## begin

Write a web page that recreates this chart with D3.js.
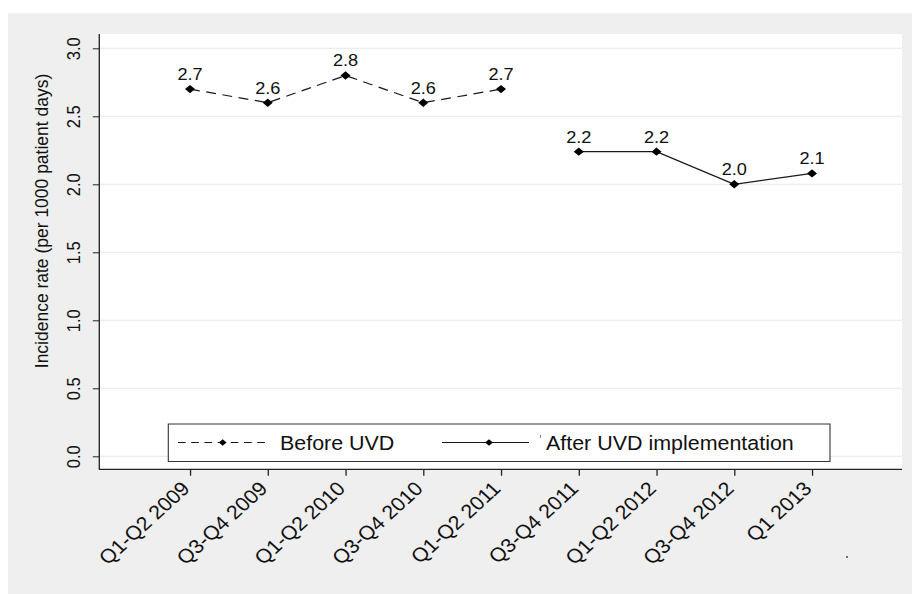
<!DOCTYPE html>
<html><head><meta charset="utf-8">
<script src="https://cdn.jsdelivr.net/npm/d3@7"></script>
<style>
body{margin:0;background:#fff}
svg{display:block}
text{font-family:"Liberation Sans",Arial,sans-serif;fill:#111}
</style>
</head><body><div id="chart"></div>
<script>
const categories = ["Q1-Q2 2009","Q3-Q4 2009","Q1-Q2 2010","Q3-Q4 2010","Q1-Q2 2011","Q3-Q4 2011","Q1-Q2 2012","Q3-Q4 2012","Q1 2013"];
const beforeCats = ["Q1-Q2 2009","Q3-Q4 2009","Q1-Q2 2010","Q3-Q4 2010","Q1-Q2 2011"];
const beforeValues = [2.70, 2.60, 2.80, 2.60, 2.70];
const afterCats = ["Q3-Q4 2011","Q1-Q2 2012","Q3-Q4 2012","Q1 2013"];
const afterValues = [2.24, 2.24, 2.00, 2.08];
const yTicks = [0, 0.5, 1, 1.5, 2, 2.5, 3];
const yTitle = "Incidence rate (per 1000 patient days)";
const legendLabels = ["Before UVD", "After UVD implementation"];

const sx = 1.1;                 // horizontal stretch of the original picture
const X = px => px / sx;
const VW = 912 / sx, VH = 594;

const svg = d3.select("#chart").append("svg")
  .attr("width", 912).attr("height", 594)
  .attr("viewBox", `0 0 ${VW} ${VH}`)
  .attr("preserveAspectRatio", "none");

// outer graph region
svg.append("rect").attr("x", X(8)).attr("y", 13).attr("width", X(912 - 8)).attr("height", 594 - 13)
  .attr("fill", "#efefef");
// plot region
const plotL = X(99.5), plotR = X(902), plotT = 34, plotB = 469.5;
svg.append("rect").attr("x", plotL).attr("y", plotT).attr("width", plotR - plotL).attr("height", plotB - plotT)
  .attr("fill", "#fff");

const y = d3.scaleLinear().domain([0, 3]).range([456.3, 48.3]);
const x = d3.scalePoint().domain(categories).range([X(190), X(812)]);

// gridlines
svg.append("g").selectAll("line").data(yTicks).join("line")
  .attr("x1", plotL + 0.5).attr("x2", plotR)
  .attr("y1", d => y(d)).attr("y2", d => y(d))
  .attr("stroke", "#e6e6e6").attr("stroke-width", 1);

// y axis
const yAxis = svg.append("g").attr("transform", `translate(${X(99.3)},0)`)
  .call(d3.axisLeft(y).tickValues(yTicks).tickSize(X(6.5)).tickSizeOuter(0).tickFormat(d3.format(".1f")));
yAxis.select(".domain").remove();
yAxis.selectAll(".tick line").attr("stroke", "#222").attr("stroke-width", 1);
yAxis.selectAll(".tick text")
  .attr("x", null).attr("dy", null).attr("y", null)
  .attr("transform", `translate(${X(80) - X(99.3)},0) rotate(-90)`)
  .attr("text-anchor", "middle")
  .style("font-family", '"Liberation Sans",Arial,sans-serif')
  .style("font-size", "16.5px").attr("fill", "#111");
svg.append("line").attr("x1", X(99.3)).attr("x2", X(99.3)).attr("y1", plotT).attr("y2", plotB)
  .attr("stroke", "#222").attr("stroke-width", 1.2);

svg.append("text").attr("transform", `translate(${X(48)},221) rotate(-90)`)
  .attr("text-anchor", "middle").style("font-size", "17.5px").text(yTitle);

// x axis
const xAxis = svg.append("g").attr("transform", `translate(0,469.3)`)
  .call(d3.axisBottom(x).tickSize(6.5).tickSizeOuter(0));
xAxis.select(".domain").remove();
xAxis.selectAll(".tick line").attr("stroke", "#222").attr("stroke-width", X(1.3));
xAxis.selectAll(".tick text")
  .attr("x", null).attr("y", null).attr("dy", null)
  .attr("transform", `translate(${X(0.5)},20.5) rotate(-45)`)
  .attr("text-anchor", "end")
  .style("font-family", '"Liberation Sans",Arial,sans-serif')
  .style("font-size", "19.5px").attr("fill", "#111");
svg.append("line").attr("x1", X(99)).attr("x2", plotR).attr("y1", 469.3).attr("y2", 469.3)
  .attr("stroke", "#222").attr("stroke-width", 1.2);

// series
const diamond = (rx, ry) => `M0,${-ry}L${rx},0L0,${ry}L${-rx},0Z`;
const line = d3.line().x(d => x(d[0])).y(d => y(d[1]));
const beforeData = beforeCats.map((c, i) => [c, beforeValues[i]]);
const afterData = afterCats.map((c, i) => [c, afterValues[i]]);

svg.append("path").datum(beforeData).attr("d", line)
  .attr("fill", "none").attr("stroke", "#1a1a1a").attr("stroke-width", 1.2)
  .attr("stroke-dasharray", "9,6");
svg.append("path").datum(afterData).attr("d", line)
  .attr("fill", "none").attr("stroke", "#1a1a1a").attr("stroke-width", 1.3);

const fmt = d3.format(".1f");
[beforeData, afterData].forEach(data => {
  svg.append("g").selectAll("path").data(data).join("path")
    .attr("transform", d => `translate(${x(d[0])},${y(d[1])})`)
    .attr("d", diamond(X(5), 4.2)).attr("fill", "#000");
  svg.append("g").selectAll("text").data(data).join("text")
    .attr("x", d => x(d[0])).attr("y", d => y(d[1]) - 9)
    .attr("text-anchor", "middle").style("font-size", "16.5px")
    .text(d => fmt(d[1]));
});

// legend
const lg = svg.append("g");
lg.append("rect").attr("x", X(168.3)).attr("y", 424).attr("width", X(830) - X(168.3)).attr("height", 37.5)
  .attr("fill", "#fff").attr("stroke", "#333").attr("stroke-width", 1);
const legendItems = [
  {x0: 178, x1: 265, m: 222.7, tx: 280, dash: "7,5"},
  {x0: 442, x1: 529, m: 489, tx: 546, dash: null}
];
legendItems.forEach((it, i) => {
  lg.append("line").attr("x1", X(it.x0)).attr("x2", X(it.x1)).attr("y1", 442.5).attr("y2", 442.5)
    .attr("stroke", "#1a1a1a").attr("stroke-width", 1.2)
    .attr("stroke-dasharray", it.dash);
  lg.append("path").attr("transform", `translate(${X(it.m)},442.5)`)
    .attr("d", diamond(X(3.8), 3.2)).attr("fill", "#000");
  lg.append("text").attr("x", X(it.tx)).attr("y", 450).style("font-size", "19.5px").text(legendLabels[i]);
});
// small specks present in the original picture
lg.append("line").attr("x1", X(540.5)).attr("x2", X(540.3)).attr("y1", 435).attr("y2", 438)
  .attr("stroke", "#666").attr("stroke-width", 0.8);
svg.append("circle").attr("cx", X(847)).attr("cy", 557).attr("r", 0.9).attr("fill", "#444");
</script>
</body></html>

## end

▶ _EXERCISE PROMPT_: Write the material out again exactly as it appears, dropping the pictures.

▶ _REPLY_:
Write a web page that recreates this chart with D3.js.
<!DOCTYPE html>
<html><head><meta charset="utf-8">
<script src="https://cdn.jsdelivr.net/npm/d3@7"></script>
<style>
body{margin:0;background:#fff}
svg{display:block}
text{font-family:"Liberation Sans",Arial,sans-serif;fill:#111}
</style>
</head><body><div id="chart"></div>
<script>
const categories = ["Q1-Q2 2009","Q3-Q4 2009","Q1-Q2 2010","Q3-Q4 2010","Q1-Q2 2011","Q3-Q4 2011","Q1-Q2 2012","Q3-Q4 2012","Q1 2013"];
const beforeCats = ["Q1-Q2 2009","Q3-Q4 2009","Q1-Q2 2010","Q3-Q4 2010","Q1-Q2 2011"];
const beforeValues = [2.70, 2.60, 2.80, 2.60, 2.70];
const afterCats = ["Q3-Q4 2011","Q1-Q2 2012","Q3-Q4 2012","Q1 2013"];
const afterValues = [2.24, 2.24, 2.00, 2.08];
const yTicks = [0, 0.5, 1, 1.5, 2, 2.5, 3];
const yTitle = "Incidence rate (per 1000 patient days)";
const legendLabels = ["Before UVD", "After UVD implementation"];

const sx = 1.1;                 // horizontal stretch of the original picture
const X = px => px / sx;
const VW = 912 / sx, VH = 594;

const svg = d3.select("#chart").append("svg")
  .attr("width", 912).attr("height", 594)
  .attr("viewBox", `0 0 ${VW} ${VH}`)
  .attr("preserveAspectRatio", "none");

// outer graph region
svg.append("rect").attr("x", X(8)).attr("y", 13).attr("width", X(912 - 8)).attr("height", 594 - 13)
  .attr("fill", "#efefef");
// plot region
const plotL = X(99.5), plotR = X(902), plotT = 34, plotB = 469.5;
svg.append("rect").attr("x", plotL).attr("y", plotT).attr("width", plotR - plotL).attr("height", plotB - plotT)
  .attr("fill", "#fff");

const y = d3.scaleLinear().domain([0, 3]).range([456.3, 48.3]);
const x = d3.scalePoint().domain(categories).range([X(190), X(812)]);

// gridlines
svg.append("g").selectAll("line").data(yTicks).join("line")
  .attr("x1", plotL + 0.5).attr("x2", plotR)
  .attr("y1", d => y(d)).attr("y2", d => y(d))
  .attr("stroke", "#e6e6e6").attr("stroke-width", 1);

// y axis
const yAxis = svg.append("g").attr("transform", `translate(${X(99.3)},0)`)
  .call(d3.axisLeft(y).tickValues(yTicks).tickSize(X(6.5)).tickSizeOuter(0).tickFormat(d3.format(".1f")));
yAxis.select(".domain").remove();
yAxis.selectAll(".tick line").attr("stroke", "#222").attr("stroke-width", 1);
yAxis.selectAll(".tick text")
  .attr("x", null).attr("dy", null).attr("y", null)
  .attr("transform", `translate(${X(80) - X(99.3)},0) rotate(-90)`)
  .attr("text-anchor", "middle")
  .style("font-family", '"Liberation Sans",Arial,sans-serif')
  .style("font-size", "16.5px").attr("fill", "#111");
svg.append("line").attr("x1", X(99.3)).attr("x2", X(99.3)).attr("y1", plotT).attr("y2", plotB)
  .attr("stroke", "#222").attr("stroke-width", 1.2);

svg.append("text").attr("transform", `translate(${X(48)},221) rotate(-90)`)
  .attr("text-anchor", "middle").style("font-size", "17.5px").text(yTitle);

// x axis
const xAxis = svg.append("g").attr("transform", `translate(0,469.3)`)
  .call(d3.axisBottom(x).tickSize(6.5).tickSizeOuter(0));
xAxis.select(".domain").remove();
xAxis.selectAll(".tick line").attr("stroke", "#222").attr("stroke-width", X(1.3));
xAxis.selectAll(".tick text")
  .attr("x", null).attr("y", null).attr("dy", null)
  .attr("transform", `translate(${X(0.5)},20.5) rotate(-45)`)
  .attr("text-anchor", "end")
  .style("font-family", '"Liberation Sans",Arial,sans-serif')
  .style("font-size", "19.5px").attr("fill", "#111");
svg.append("line").attr("x1", X(99)).attr("x2", plotR).attr("y1", 469.3).attr("y2", 469.3)
  .attr("stroke", "#222").attr("stroke-width", 1.2);

// series
const diamond = (rx, ry) => `M0,${-ry}L${rx},0L0,${ry}L${-rx},0Z`;
const line = d3.line().x(d => x(d[0])).y(d => y(d[1]));
const beforeData = beforeCats.map((c, i) => [c, beforeValues[i]]);
const afterData = afterCats.map((c, i) => [c, afterValues[i]]);

svg.append("path").datum(beforeData).attr("d", line)
  .attr("fill", "none").attr("stroke", "#1a1a1a").attr("stroke-width", 1.2)
  .attr("stroke-dasharray", "9,6");
svg.append("path").datum(afterData).attr("d", line)
  .attr("fill", "none").attr("stroke", "#1a1a1a").attr("stroke-width", 1.3);

const fmt = d3.format(".1f");
[beforeData, afterData].forEach(data => {
  svg.append("g").selectAll("path").data(data).join("path")
    .attr("transform", d => `translate(${x(d[0])},${y(d[1])})`)
    .attr("d", diamond(X(5), 4.2)).attr("fill", "#000");
  svg.append("g").selectAll("text").data(data).join("text")
    .attr("x", d => x(d[0])).attr("y", d => y(d[1]) - 9)
    .attr("text-anchor", "middle").style("font-size", "16.5px")
    .text(d => fmt(d[1]));
});

// legend
const lg = svg.append("g");
lg.append("rect").attr("x", X(168.3)).attr("y", 424).attr("width", X(830) - X(168.3)).attr("height", 37.5)
  .attr("fill", "#fff").attr("stroke", "#333").attr("stroke-width", 1);
const legendItems = [
  {x0: 178, x1: 265, m: 222.7, tx: 280, dash: "7,5"},
  {x0: 442, x1: 529, m: 489, tx: 546, dash: null}
];
legendItems.forEach((it, i) => {
  lg.append("line").attr("x1", X(it.x0)).attr("x2", X(it.x1)).attr("y1", 442.5).attr("y2", 442.5)
    .attr("stroke", "#1a1a1a").attr("stroke-width", 1.2)
    .attr("stroke-dasharray", it.dash);
  lg.append("path").attr("transform", `translate(${X(it.m)},442.5)`)
    .attr("d", diamond(X(3.8), 3.2)).attr("fill", "#000");
  lg.append("text").attr("x", X(it.tx)).attr("y", 450).style("font-size", "19.5px").text(legendLabels[i]);
});
// small specks present in the original picture
lg.append("line").attr("x1", X(540.5)).attr("x2", X(540.3)).attr("y1", 435).attr("y2", 438)
  .attr("stroke", "#666").attr("stroke-width", 0.8);
svg.append("circle").attr("cx", X(847)).attr("cy", 557).attr("r", 0.9).attr("fill", "#444");
</script>
</body></html>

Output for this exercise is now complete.